[START Data supplied]

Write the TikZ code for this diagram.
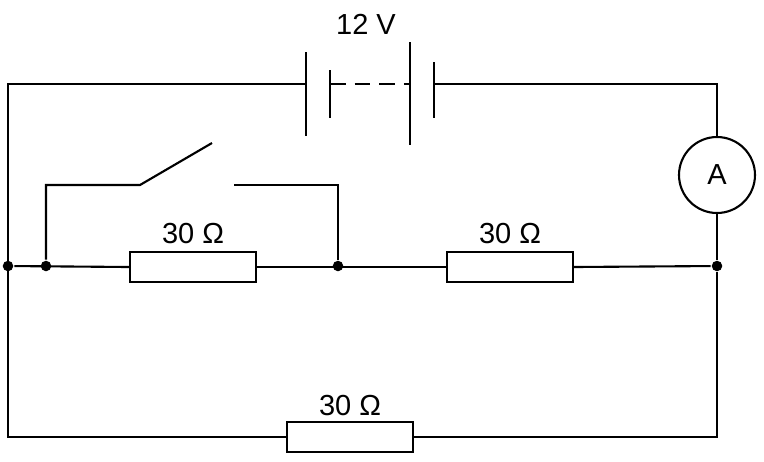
\documentclass[tikz,border=0pt]{standalone}
\usepackage{fontspec}
\setmainfont{Liberation Sans}
\begin{document}
\begin{tikzpicture}[x=0.02cm,y=-0.02cm,line width=1.2pt,
  res/.style={draw,fill=white,minimum width=2.52cm,minimum height=0.6cm,inner sep=0pt},
  lbl/.style={font=\fontsize{16.5}{19}\selectfont},
  dot/.style={circle,fill=black,inner sep=0pt,minimum size=6pt}]
\useasboundingbox (0,0) rectangle (764,461);
\coordinate (TL) at (8,84); \coordinate (BL) at (8,437);
\coordinate (TR) at (717,84); \coordinate (BR) at (717,437);
\coordinate (B1) at (306,84); \coordinate (B4) at (434,84);
\node[dot] (J1) at (8,266) {}; \node[dot] (J2) at (46,266) {};
\node[dot] (J3) at (338,266) {}; \node[dot] (J4) at (717,266) {};
\node[res] (R1) at (193,267) {}; \node[res] (R2) at (510,267) {};
\node[res] (R3) at (350,437) {};
\node[draw,circle,minimum size=1.52cm,inner sep=0pt,lbl] (A) at (717,175) {A};
\node[lbl] (L1) at (193,234) {30 Ω};
\node[lbl] (L2) at (510,234) {30 Ω};
\node[lbl] (L3) at (350,406) {30 Ω};
\node[lbl] (L4) at (366,24) {12 V};
% battery
\draw (306,52) -- (306,136); \draw (330,70) -- (330,118);
\draw (410,42) -- (410,145); \draw (434,62) -- (434,118);
\draw[dash pattern=on 9pt off 5pt] (330,84) -- (410,84);
% wires
\draw (B1) -- (TL) -- (BL) -- (R3.west);
\draw (R3.east) -- (BR) -- (J4) -- (A.south);
\draw (A.north) -- (TR) -- (B4);
\draw (J1) -- (R1.west); \draw (R1.east) -- (R2.west); \draw (R2.east) -- (J4);
% switch
\coordinate (S1) at (46,185); \coordinate (S2) at (140,185); \coordinate (S3) at (212,143);
\coordinate (S4) at (234,185); \coordinate (S5) at (338,185);
\draw (J2) -- (S1) -- (S2) -- (S3);
\draw (S4) -- (S5) -- (J3);
\end{tikzpicture}
\end{document}
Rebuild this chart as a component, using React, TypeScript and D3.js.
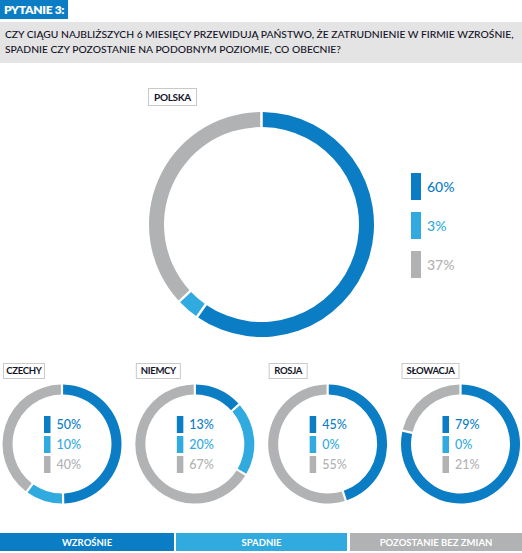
import React from "react";
import * as d3 from "d3";

const COLORS = ["#0a7dc5", "#31aae0", "#b1b2b4"];
const SERIES = ["WZROŚNIE", "SPADNIE", "POZOSTANIE BEZ ZMIAN"];
const MAIN_COUNTRY = "POLSKA";
const MAIN_VALUES = [60, 3, 37];
const SMALL_COUNTRIES = ["CZECHY", "NIEMCY", "ROSJA", "SŁOWACJA"];
const SMALL_VALUES = [
  [50, 10, 40],
  [13, 20, 67],
  [45, 0, 55],
  [79, 0, 21],
];
const TITLE_TAG = "PYTANIE 3:";
const TITLE_LINES = [
  "CZY CIĄGU NAJBLIŻSZYCH 6 MIESIĘCY PRZEWIDUJĄ PAŃSTWO, ŻE ZATRUDNIENIE W FIRMIE WZROŚNIE,",
  "SPADNIE CZY POZOSTANIE NA PODOBNYM POZIOMIE, CO OBECNIE?",
];

const FONT = "Lato, 'Open Sans', sans-serif";

function Donut({ cx, cy, r, thick, gap, values }: { cx: number; cy: number; r: number; thick: number; gap: number; values: number[] }) {
  const items = values.map((v, i) => ({ v, i })).filter((d) => d.v > 0);
  const pie = d3.pie<{ v: number; i: number }>().value((d) => d.v).sort(null).padAngle(gap / (r - thick / 2));
  const arcs = pie(items);
  const arc = d3.arc<d3.PieArcDatum<{ v: number; i: number }>>().innerRadius(r - thick).outerRadius(r).padRadius(r - thick / 2);
  return (
    <g transform={`translate(${cx},${cy})`}>
      {arcs.map((a) => (
        <path key={a.data.i} d={arc(a) || ""} fill={COLORS[a.data.i]} />
      ))}
    </g>
  );
}

function LabelBox({ x, y, text, w, h, fs }: { x: number; y: number; text: string; w: number; h: number; fs: number }) {
  return (
    <g>
      <rect x={x + 0.5} y={y + 0.5} width={w} height={h} fill="#fff" stroke="#c9c9c9" strokeWidth={1} />
      <text x={x + w / 2 + 0.5} y={y + h / 2 + fs * 0.36 + 0.5} textAnchor="middle" fontSize={fs} fontWeight={700} fill="#141428" fontFamily={FONT} letterSpacing={-0.3}>
        {text}
      </text>
    </g>
  );
}

function Legend({ x, y, values, barW, barH, step, fs }: { x: number; y: number; values: number[]; barW: number; barH: number; step: number; fs: number }) {
  return (
    <g>
      {values.map((v, i) => (
        <g key={i}>
          <rect x={x} y={y + i * step} width={barW} height={barH} fill={COLORS[i]} />
          <text x={x + barW + 6} y={y + i * step + barH / 2 + fs * 0.36} fontSize={fs} fontFamily={FONT} fill={COLORS[i]} fontWeight={500}>
            {v}%
          </text>
        </g>
      ))}
    </g>
  );
}

export default function App() {
  const W = 522, H = 553;
  const smallX = d3.scalePoint<string>().domain(SMALL_COUNTRIES).range([62, 460.5]);
  const labelW = [41, 44, 38, 57];
  return (
    <svg width={W} height={H} style={{ position: "absolute", left: 0, top: 0 }}>
      <rect x={0} y={0} width={W} height={H} fill="#fff" />
      {/* header */}
      <rect x={0} y={0} width={68} height={19} fill={COLORS[0]} />
      <text x={4} y={14} fontSize={12} fontWeight={800} fill="#fff" fontFamily={FONT} letterSpacing={-0.3}>{TITLE_TAG}</text>
      <rect x={0} y={22} width={W} height={41} fill="#e4e4e4" />
      {TITLE_LINES.map((t, i) => (
        <text key={i} x={5} y={38 + i * 15} fontSize={10.3} fontWeight={500} fill="#141428" fontFamily={FONT}>{t}</text>
      ))}

      {/* main donut */}
      <LabelBox x={148} y={88} w={48} h={17} text={MAIN_COUNTRY} fs={10} />
      <Donut cx={261.5} cy={224.5} r={112.5} thick={15} gap={2.5} values={MAIN_VALUES} />
      <Legend x={411} y={173} values={MAIN_VALUES} barW={10} barH={27} step={39} fs={14} />

      {/* small donuts */}
      {SMALL_COUNTRIES.map((c, k) => {
        const cx = smallX(c) as number;
        return (
          <g key={c}>
            <LabelBox x={cx - 59} y={363} w={labelW[k]} h={15} text={c} fs={9.5} />
            <Donut cx={cx} cy={444} r={59.5} thick={10} gap={2.2} values={SMALL_VALUES[k]} />
            <Legend x={cx - 18} y={416} values={SMALL_VALUES[k]} barW={6.5} barH={17} step={20} fs={12.5} />
          </g>
        );
      })}

      {/* bottom legend */}
      {SERIES.map((s, i) => {
        const x0 = [0, 176, 350][i];
        const x1 = [174, 347, 522][i];
        return (
          <g key={s}>
            <rect x={x0} y={533} width={x1 - x0} height={18} fill={COLORS[i]} />
            <text x={(x0 + x1) / 2} y={545.5} textAnchor="middle" fontSize={9.5} fontWeight={700} fill="#fff" fontFamily={FONT}>{s}</text>
          </g>
        );
      })}
    </svg>
  );
}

[END Data supplied]

> _What is required_
Word for word, quote the full listing, omitting every picture.

> _Task response_
Write the TikZ code for this diagram.
\documentclass[tikz,border=0pt]{standalone}
\usepackage{fontspec}
\setmainfont{Liberation Sans}
\begin{document}
\begin{tikzpicture}[x=0.02cm,y=-0.02cm,line width=1.2pt,
  res/.style={draw,fill=white,minimum width=2.52cm,minimum height=0.6cm,inner sep=0pt},
  lbl/.style={font=\fontsize{16.5}{19}\selectfont},
  dot/.style={circle,fill=black,inner sep=0pt,minimum size=6pt}]
\useasboundingbox (0,0) rectangle (764,461);
\coordinate (TL) at (8,84); \coordinate (BL) at (8,437);
\coordinate (TR) at (717,84); \coordinate (BR) at (717,437);
\coordinate (B1) at (306,84); \coordinate (B4) at (434,84);
\node[dot] (J1) at (8,266) {}; \node[dot] (J2) at (46,266) {};
\node[dot] (J3) at (338,266) {}; \node[dot] (J4) at (717,266) {};
\node[res] (R1) at (193,267) {}; \node[res] (R2) at (510,267) {};
\node[res] (R3) at (350,437) {};
\node[draw,circle,minimum size=1.52cm,inner sep=0pt,lbl] (A) at (717,175) {A};
\node[lbl] (L1) at (193,234) {30 Ω};
\node[lbl] (L2) at (510,234) {30 Ω};
\node[lbl] (L3) at (350,406) {30 Ω};
\node[lbl] (L4) at (366,24) {12 V};
% battery
\draw (306,52) -- (306,136); \draw (330,70) -- (330,118);
\draw (410,42) -- (410,145); \draw (434,62) -- (434,118);
\draw[dash pattern=on 9pt off 5pt] (330,84) -- (410,84);
% wires
\draw (B1) -- (TL) -- (BL) -- (R3.west);
\draw (R3.east) -- (BR) -- (J4) -- (A.south);
\draw (A.north) -- (TR) -- (B4);
\draw (J1) -- (R1.west); \draw (R1.east) -- (R2.west); \draw (R2.east) -- (J4);
% switch
\coordinate (S1) at (46,185); \coordinate (S2) at (140,185); \coordinate (S3) at (212,143);
\coordinate (S4) at (234,185); \coordinate (S5) at (338,185);
\draw (J2) -- (S1) -- (S2) -- (S3);
\draw (S4) -- (S5) -- (J3);
\end{tikzpicture}
\end{document}
Rebuild this chart as a component, using React, TypeScript and D3.js.
import React from "react";
import * as d3 from "d3";

const COLORS = ["#0a7dc5", "#31aae0", "#b1b2b4"];
const SERIES = ["WZROŚNIE", "SPADNIE", "POZOSTANIE BEZ ZMIAN"];
const MAIN_COUNTRY = "POLSKA";
const MAIN_VALUES = [60, 3, 37];
const SMALL_COUNTRIES = ["CZECHY", "NIEMCY", "ROSJA", "SŁOWACJA"];
const SMALL_VALUES = [
  [50, 10, 40],
  [13, 20, 67],
  [45, 0, 55],
  [79, 0, 21],
];
const TITLE_TAG = "PYTANIE 3:";
const TITLE_LINES = [
  "CZY CIĄGU NAJBLIŻSZYCH 6 MIESIĘCY PRZEWIDUJĄ PAŃSTWO, ŻE ZATRUDNIENIE W FIRMIE WZROŚNIE,",
  "SPADNIE CZY POZOSTANIE NA PODOBNYM POZIOMIE, CO OBECNIE?",
];

const FONT = "Lato, 'Open Sans', sans-serif";

function Donut({ cx, cy, r, thick, gap, values }: { cx: number; cy: number; r: number; thick: number; gap: number; values: number[] }) {
  const items = values.map((v, i) => ({ v, i })).filter((d) => d.v > 0);
  const pie = d3.pie<{ v: number; i: number }>().value((d) => d.v).sort(null).padAngle(gap / (r - thick / 2));
  const arcs = pie(items);
  const arc = d3.arc<d3.PieArcDatum<{ v: number; i: number }>>().innerRadius(r - thick).outerRadius(r).padRadius(r - thick / 2);
  return (
    <g transform={`translate(${cx},${cy})`}>
      {arcs.map((a) => (
        <path key={a.data.i} d={arc(a) || ""} fill={COLORS[a.data.i]} />
      ))}
    </g>
  );
}

function LabelBox({ x, y, text, w, h, fs }: { x: number; y: number; text: string; w: number; h: number; fs: number }) {
  return (
    <g>
      <rect x={x + 0.5} y={y + 0.5} width={w} height={h} fill="#fff" stroke="#c9c9c9" strokeWidth={1} />
      <text x={x + w / 2 + 0.5} y={y + h / 2 + fs * 0.36 + 0.5} textAnchor="middle" fontSize={fs} fontWeight={700} fill="#141428" fontFamily={FONT} letterSpacing={-0.3}>
        {text}
      </text>
    </g>
  );
}

function Legend({ x, y, values, barW, barH, step, fs }: { x: number; y: number; values: number[]; barW: number; barH: number; step: number; fs: number }) {
  return (
    <g>
      {values.map((v, i) => (
        <g key={i}>
          <rect x={x} y={y + i * step} width={barW} height={barH} fill={COLORS[i]} />
          <text x={x + barW + 6} y={y + i * step + barH / 2 + fs * 0.36} fontSize={fs} fontFamily={FONT} fill={COLORS[i]} fontWeight={500}>
            {v}%
          </text>
        </g>
      ))}
    </g>
  );
}

export default function App() {
  const W = 522, H = 553;
  const smallX = d3.scalePoint<string>().domain(SMALL_COUNTRIES).range([62, 460.5]);
  const labelW = [41, 44, 38, 57];
  return (
    <svg width={W} height={H} style={{ position: "absolute", left: 0, top: 0 }}>
      <rect x={0} y={0} width={W} height={H} fill="#fff" />
      {/* header */}
      <rect x={0} y={0} width={68} height={19} fill={COLORS[0]} />
      <text x={4} y={14} fontSize={12} fontWeight={800} fill="#fff" fontFamily={FONT} letterSpacing={-0.3}>{TITLE_TAG}</text>
      <rect x={0} y={22} width={W} height={41} fill="#e4e4e4" />
      {TITLE_LINES.map((t, i) => (
        <text key={i} x={5} y={38 + i * 15} fontSize={10.3} fontWeight={500} fill="#141428" fontFamily={FONT}>{t}</text>
      ))}

      {/* main donut */}
      <LabelBox x={148} y={88} w={48} h={17} text={MAIN_COUNTRY} fs={10} />
      <Donut cx={261.5} cy={224.5} r={112.5} thick={15} gap={2.5} values={MAIN_VALUES} />
      <Legend x={411} y={173} values={MAIN_VALUES} barW={10} barH={27} step={39} fs={14} />

      {/* small donuts */}
      {SMALL_COUNTRIES.map((c, k) => {
        const cx = smallX(c) as number;
        return (
          <g key={c}>
            <LabelBox x={cx - 59} y={363} w={labelW[k]} h={15} text={c} fs={9.5} />
            <Donut cx={cx} cy={444} r={59.5} thick={10} gap={2.2} values={SMALL_VALUES[k]} />
            <Legend x={cx - 18} y={416} values={SMALL_VALUES[k]} barW={6.5} barH={17} step={20} fs={12.5} />
          </g>
        );
      })}

      {/* bottom legend */}
      {SERIES.map((s, i) => {
        const x0 = [0, 176, 350][i];
        const x1 = [174, 347, 522][i];
        return (
          <g key={s}>
            <rect x={x0} y={533} width={x1 - x0} height={18} fill={COLORS[i]} />
            <text x={(x0 + x1) / 2} y={545.5} textAnchor="middle" fontSize={9.5} fontWeight={700} fill="#fff" fontFamily={FONT}>{s}</text>
          </g>
        );
      })}
    </svg>
  );
}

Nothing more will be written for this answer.